Abstract

Expression of the wnt8 gene is the key transcriptional motivator of an intercellular signaling loop which drives endomesoderm specification forward early in sea urchin embryogenesis. This gene was predicted by network perturbation analysis to be activated by inputs from the blimp1/krox gene, itself expressed zygotically in the endomesoderm during cleavage; and by a Tcf1/β-catenin input. The implication is that zygotic expression of wnt8 is stimulated in neighboring cells by its own gene product, since reception of the Wnt8 ligand causes β-catenin nuclearization. Here, the modular cis-regulatory system of the wnt8 gene of Strongylocentrotus purpuratus was characterized functionally, and shown to respond to blockade of both Blimp1/Krox and Tcf1/β-catenin inputs just as does the endogenous gene. The genomic target sites for these factors were demonstrated by mutation in one of the cis-regulatory modules.

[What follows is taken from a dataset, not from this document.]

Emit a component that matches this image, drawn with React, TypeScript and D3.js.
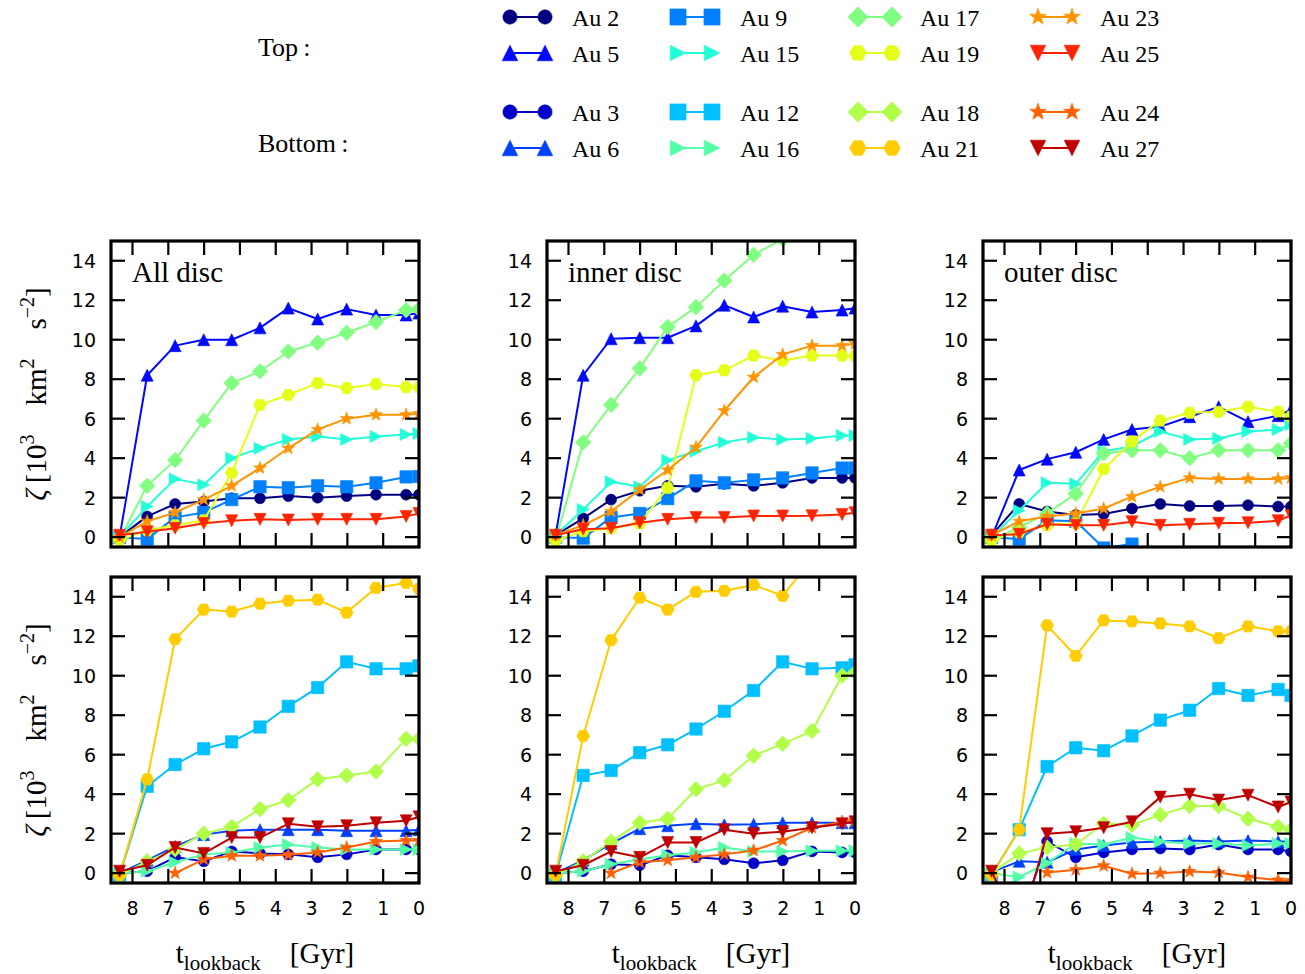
import React from 'react';
import * as d3 from 'd3';

// lookback times of the snapshots [Gyr]
const times = [8.36, 7.59, 6.81, 6.01, 5.23, 4.44, 3.65, 2.83, 2.02, 1.2, 0.36, 0];

const topHalos = ['Au 2', 'Au 5', 'Au 9', 'Au 15', 'Au 17', 'Au 19', 'Au 23', 'Au 25'];
const bottomHalos = ['Au 3', 'Au 6', 'Au 12', 'Au 16', 'Au 18', 'Au 21', 'Au 24', 'Au 27'];
const panelLabels = ['All disc', 'inner disc', 'outer disc'];
const xTicks = [8, 7, 6, 5, 4, 3, 2, 1, 0];
const yTicks = [0, 2, 4, 6, 8, 10, 12, 14];

// zeta [10^3 km^2 s^-2], one row per halo (same order as the halo lists)
const allDiscTop = [
  [0, 1.05, 1.68, 1.8, 1.97, 1.97, 2.08, 2.0, 2.08, 2.15, 2.15, 2.15],
  [0, 8.2, 9.7, 10.0, 10.0, 10.6, 11.6, 11.05, 11.55, 11.25, 11.25, 11.35],
  [0, -0.1, 1.0, 1.25, 1.9, 2.55, 2.5, 2.6, 2.55, 2.75, 3.05, 3.07],
  [0, 1.55, 2.95, 2.65, 4.0, 4.5, 4.95, 5.1, 4.95, 5.1, 5.2, 5.25],
  [-0.1, 2.6, 3.9, 5.9, 7.8, 8.4, 9.4, 9.85, 10.35, 10.9, 11.5, 11.55],
  [-0.15, 0.35, 0.6, 0.85, 3.25, 6.7, 7.2, 7.8, 7.55, 7.75, 7.6, 7.6],
  [0, 0.8, 1.25, 1.9, 2.6, 3.5, 4.5, 5.45, 6.0, 6.2, 6.2, 6.25],
  [0.1, 0.27, 0.45, 0.7, 0.83, 0.9, 0.87, 0.9, 0.9, 0.9, 1.05, 1.2],
];
const innerDiscTop = [
  [0.1, 0.95, 1.9, 2.35, 2.6, 2.55, 2.7, 2.6, 2.75, 3.0, 3.0, 3.0],
  [0.1, 8.2, 10.05, 10.1, 10.1, 10.7, 11.75, 11.15, 11.7, 11.4, 11.5, 11.6],
  [0, -0.05, 1.0, 1.2, 1.95, 2.85, 2.75, 2.9, 3.0, 3.25, 3.5, 3.5],
  [0.1, 1.4, 2.8, 2.55, 3.9, 4.35, 4.8, 5.05, 4.95, 5.0, 5.15, 5.15],
  [-0.15, 4.8, 6.7, 8.55, 10.65, 11.65, 13.0, 14.3, 15.1, 15.9, 16.6, 16.9],
  [-0.15, 0.3, 0.45, 0.7, 2.5, 8.2, 8.45, 9.2, 8.95, 9.2, 9.2, 9.17],
  [0.1, 0.6, 1.3, 2.4, 3.4, 4.55, 6.4, 8.1, 9.25, 9.7, 9.7, 9.8],
  [0.1, 0.4, 0.45, 0.73, 0.9, 1.0, 1.0, 1.07, 1.07, 1.08, 1.15, 1.24],
];
const outerDiscTop = [
  [0.1, 1.68, 1.3, 1.12, 1.17, 1.45, 1.68, 1.58, 1.58, 1.62, 1.55, 1.55],
  [0, 3.4, 3.95, 4.3, 4.95, 5.45, 5.6, 6.1, 6.6, 5.85, 6.15, 6.45],
  [0, -0.1, 0.85, 0.8, -0.55, -0.35, -1.3, -1.8, -2.1, -2.4, -2.6, -2.8],
  [0, 1.35, 2.75, 2.7, 4.35, 4.6, 5.35, 4.95, 5.0, 5.35, 5.45, 5.7],
  [-0.15, 0.5, 1.2, 2.2, 4.25, 4.4, 4.4, 4.0, 4.4, 4.4, 4.4, 4.75],
  [-0.15, 0.25, 0.6, 0.7, 3.45, 4.85, 5.9, 6.3, 6.35, 6.6, 6.35, 6.1],
  [0.1, 0.8, 1.05, 1.2, 1.45, 2.05, 2.55, 3.0, 2.95, 2.95, 2.95, 3.0],
  [0.1, 0.15, 0.65, 0.6, 0.6, 0.78, 0.6, 0.65, 0.7, 0.73, 0.83, 1.1],
];
const allDiscBottom = [
  [0, 0.1, 0.8, 0.6, 1.1, 1.0, 0.95, 0.8, 0.95, 1.2, 1.2, 1.2],
  [0, 0.65, 1.35, 1.95, 2.15, 2.2, 2.2, 2.2, 2.15, 2.15, 2.15, 2.2],
  [-0.1, 4.4, 5.5, 6.3, 6.65, 7.4, 8.45, 9.4, 10.7, 10.35, 10.35, 10.5],
  [0, 0.1, 0.55, 0.95, 1.05, 1.3, 1.45, 1.3, 1.2, 1.2, 1.2, 1.2],
  [-0.1, 0.6, 1.2, 2.0, 2.35, 3.25, 3.7, 4.75, 4.95, 5.15, 6.8, 6.8],
  [-0.1, 4.75, 11.85, 13.35, 13.25, 13.65, 13.8, 13.85, 13.2, 14.45, 14.7, 14.4],
  [null, null, 0, 0.7, 0.88, 0.88, 0.93, 1.05, 1.3, 1.6, 1.65, 1.65],
  [0.1, 0.4, 1.3, 1.0, 1.8, 1.8, 2.5, 2.35, 2.4, 2.55, 2.65, 2.85],
];
const innerDiscBottom = [
  [0, 0.1, 0.45, 0.4, 0.9, 0.8, 0.7, 0.5, 0.65, 1.1, 1.05, 1.05],
  [0, 0.65, 1.5, 2.25, 2.4, 2.5, 2.45, 2.48, 2.55, 2.55, 2.55, 2.55],
  [-0.1, 4.95, 5.2, 6.1, 6.5, 7.3, 8.2, 9.25, 10.7, 10.35, 10.4, 10.55],
  [0, 0.1, 0.45, 0.7, 0.9, 1.05, 1.3, 1.1, 1.1, 1.13, 1.13, 1.13],
  [-0.1, 0.6, 1.6, 2.55, 2.75, 4.25, 4.7, 5.95, 6.55, 7.2, 10.0, 10.15],
  [-0.1, 6.95, 11.8, 13.95, 13.35, 14.25, 14.3, 14.6, 14.05, 15.9, 16.2, 16.3],
  [null, null, 0, 0.55, 0.65, 0.8, 0.95, 1.15, 1.65, 2.3, 2.6, 2.65],
  [0.1, 0.4, 1.1, 0.8, 1.55, 1.55, 2.2, 2.0, 2.1, 2.3, 2.5, 2.6],
];
const outerDiscBottom = [
  [0, -2.5, 1.6, 0.8, 1.05, 1.2, 1.25, 1.2, 1.45, 1.2, 1.2, 1.1],
  [0.05, 0.6, 0.55, 1.2, 1.4, 1.55, 1.6, 1.65, 1.6, 1.65, 1.6, 1.6],
  [-0.1, 2.2, 5.4, 6.35, 6.2, 6.95, 7.75, 8.25, 9.35, 9.0, 9.3, 9.0],
  [0, -0.2, 0.5, 1.5, 1.45, 1.8, 1.6, 1.5, 1.5, 1.4, 1.5, 1.5],
  [0, 1.0, 1.3, 1.45, 2.5, 2.45, 2.95, 3.4, 3.4, 2.75, 2.35, 2.2],
  [-0.1, 2.2, 12.55, 11.0, 12.8, 12.75, 12.65, 12.5, 11.9, 12.5, 12.25, 12.25],
  [null, null, 0.03, 0.17, 0.37, -0.03, 0, 0.08, 0.03, -0.2, -0.35, -0.38],
  [0.1, -3.0, 2.0, 2.1, 2.3, 2.6, 3.85, 4.0, 3.7, 3.95, 3.35, 3.6],
];

const colors: Record<string, string> = {
  'Au 2': '#000080', 'Au 3': '#0000c8', 'Au 5': '#0008ff', 'Au 6': '#0040ff',
  'Au 9': '#0080ff', 'Au 12': '#00c0ff', 'Au 15': '#22ffd8', 'Au 16': '#50ffa8',
  'Au 17': '#80ff80', 'Au 18': '#b0ff48', 'Au 19': '#e4ff18', 'Au 21': '#ffcc00',
  'Au 23': '#ff9400', 'Au 24': '#ff6000', 'Au 25': '#ff2400', 'Au 27': '#c00000',
};
// marker per series slot (same for top and bottom)
const markers = ['circle', 'triUp', 'square', 'triRight', 'diamond', 'hexagon', 'star', 'triDown'];

const polygon = (pts: [number, number][]) => 'M' + pts.map(p => p.join(',')).join('L') + 'Z';

function markerPath(kind: string, k: number) {
  switch (kind) {
    case 'circle': return d3.symbol(d3.symbolCircle, Math.PI * (5.5 * k) ** 2)()!;
    case 'square': { const s = 6.2 * k; return polygon([[-s, -s], [s, -s], [s, s], [-s, s]]); }
    case 'diamond': { const s = 7.8 * k; return polygon([[0, -s], [s, 0], [0, s], [-s, 0]]); }
    case 'triUp': { const s = 6 * k; return polygon([[0, -s], [s, s], [-s, s]]); }
    case 'triDown': { const s = 6 * k; return polygon([[0, s], [s, -s], [-s, -s]]); }
    case 'triRight': { const s = 6 * k; return polygon([[s, 0], [-s, s], [-s, -s]]); }
    case 'hexagon': {
      const r = 6.5 * k;
      return polygon(d3.range(6).map(i => [r * Math.cos(i * Math.PI / 3), r * Math.sin(i * Math.PI / 3)] as [number, number]));
    }
    case 'star': {
      const r = 6.8 * k, ri = r * 0.4;
      return polygon(d3.range(10).map(i => {
        const a = -Math.PI / 2 + i * Math.PI / 5, rr = i % 2 ? ri : r;
        return [rr * Math.cos(a), rr * Math.sin(a)] as [number, number];
      }));
    }
  }
  return '';
}

const W = 1305, H = 974;
const colX = [111, 547, 983];
const rowY = [241, 577];
const pw = 308, ph = 306;
const serif = '"Liberation Serif", "DejaVu Serif", serif';
const sans = '"DejaVu Sans", sans-serif';

const panels = [
  { row: 0, col: 0, halos: topHalos, data: allDiscTop },
  { row: 0, col: 1, halos: topHalos, data: innerDiscTop },
  { row: 0, col: 2, halos: topHalos, data: outerDiscTop },
  { row: 1, col: 0, halos: bottomHalos, data: allDiscBottom },
  { row: 1, col: 1, halos: bottomHalos, data: innerDiscBottom },
  { row: 1, col: 2, halos: bottomHalos, data: outerDiscBottom },
];

function Panel({ p, idx }: { p: typeof panels[number]; idx: number }) {
  const left = colX[p.col], top = rowY[p.row];
  const x = d3.scaleLinear().domain([8.6, 0]).range([left, left + pw]);
  const y = d3.scaleLinear().domain([-0.5, 15]).range([top + ph, top]);
  const line = d3.line<number | null>()
    .defined(v => v !== null)
    .x((_, i) => x(times[i]))
    .y(v => y(v as number));
  const clipId = `clip-${idx}`;
  const tl = 14;
  return (
    <g>
      <clipPath id={clipId}><rect x={left} y={top} width={pw} height={ph} /></clipPath>
      <g clipPath={`url(#${clipId})`}>
        {p.data.map((vals, si) => {
          const c = colors[p.halos[si]];
          return (
            <g key={si}>
              <path d={line(vals) || ''} fill="none" stroke={c} strokeWidth={2} strokeLinejoin="round" />
              {vals.map((v, i) => v === null ? null : (
                <path key={i} d={markerPath(markers[si], 1)} transform={`translate(${x(times[i])},${y(v)})`}
                  fill={c} stroke={c} strokeWidth={0.6} />
              ))}
            </g>
          );
        })}
      </g>
      {/* ticks */}
      {xTicks.map(t => (
        <g key={'xt' + t} stroke="#000" strokeWidth={2.2}>
          <line x1={x(t)} x2={x(t)} y1={top} y2={top + tl} />
          <line x1={x(t)} x2={x(t)} y1={top + ph} y2={top + ph - tl} />
        </g>
      ))}
      {yTicks.map(t => (
        <g key={'yt' + t} stroke="#000" strokeWidth={2.2}>
          <line x1={left} x2={left + tl} y1={y(t)} y2={y(t)} />
          <line x1={left + pw} x2={left + pw - tl} y1={y(t)} y2={y(t)} />
        </g>
      ))}
      <rect x={left} y={top} width={pw} height={ph} fill="none" stroke="#000" strokeWidth={3.2} />
      {yTicks.map(t => (
        <text key={'yl' + t} x={left - 15} y={y(t) + 7} textAnchor="end" fontFamily={sans} fontSize={19}>{t}</text>
      ))}
      {p.row === 1 && xTicks.map(t => (
        <text key={'xl' + t} x={x(t)} y={top + ph + 32} textAnchor="middle" fontFamily={sans} fontSize={19}>{t}</text>
      ))}
      {p.row === 0 && (
        <text x={left + 21} y={top + 41} fontFamily={serif} fontSize={29}>{panelLabels[p.col]}</text>
      )}
    </g>
  );
}

function Legend() {
  const markX = [[510, 545], [678, 712], [858, 892], [1038, 1072]];
  const textX = [572, 740, 920, 1100];
  const groups = [
    { halos: topHalos, rows: [17, 53], title: 'Top\u2009:', ty: 56 },
    { halos: bottomHalos, rows: [112, 148], title: 'Bottom\u2009:', ty: 152 },
  ];
  return (
    <g>
      {groups.map((g, gi) => (
        <g key={gi}>
          <text x={258} y={g.ty} fontFamily={serif} fontSize={26}>{g.title}</text>
          {g.halos.map((h, si) => {
            const col = Math.floor(si / 2), yy = g.rows[si % 2];
            const c = colors[h];
            return (
              <g key={h}>
                <line x1={markX[col][0]} x2={markX[col][1]} y1={yy} y2={yy} stroke={c} strokeWidth={2} />
                {markX[col].map(mx => (
                  <path key={mx} d={markerPath(markers[si], 1.3)} transform={`translate(${mx},${yy})`} fill={c} stroke={c} strokeWidth={0.6} />
                ))}
                <text x={textX[col]} y={yy + 8.5} fontFamily={serif} fontSize={24}>{h}</text>
              </g>
            );
          })}
        </g>
      ))}
    </g>
  );
}

function YLabel({ cy }: { cy: number }) {
  return (
    <text transform={`translate(46,${cy}) rotate(-90)`} textAnchor="middle" fontFamily={serif} fontSize={29}>
      <tspan fontStyle="italic">ζ</tspan>
      <tspan>{'\u2009[10'}</tspan>
      <tspan fontSize={20} dy={-12}>3</tspan>
      <tspan dy={12}>{'\u2003km'}</tspan>
      <tspan fontSize={20} dy={-12}>2</tspan>
      <tspan dy={12}>{'\u2003s'}</tspan>
      <tspan fontSize={20} dy={-12}>−2</tspan>
      <tspan dy={12}>]</tspan>
    </text>
  );
}

function XLabel({ cx }: { cx: number }) {
  return (
    <text x={cx} y={963} textAnchor="middle" fontFamily={serif} fontSize={29}>
      <tspan>t</tspan>
      <tspan fontSize={21} dy={7}>lookback</tspan>
      <tspan dy={-7}>{'\u2002\u2002[Gyr]'}</tspan>
    </text>
  );
}

export default function App() {
  return (
    <div>
      <style>{'body{margin:0;background:#fff}'}</style>
      <svg width={W} height={H} style={{ display: 'block', background: '#fff' }}>
        <Legend />
        {panels.map((p, i) => <Panel key={i} p={p} idx={i} />)}
        {rowY.map(t => <YLabel key={t} cy={t + ph / 2} />)}
        {colX.map(l => <XLabel key={l} cx={l + pw / 2} />)}
      </svg>
    </div>
  );
}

The Tcf1/β-catenin and Blimp1/Krox inputs are both necessary for normal endomesodermal expression mediated by this cis-regulatory module; thus, the genomic regulatory code underlying the predicted signaling loop thus resides in the wnt8 cis-regulatory sequence. In a second regulatory region, which initiates expression in micromere and macromere descendant cells early in cleavage, Tcf1 sites act to repress ectopic transcription in prospective ectoderm cells.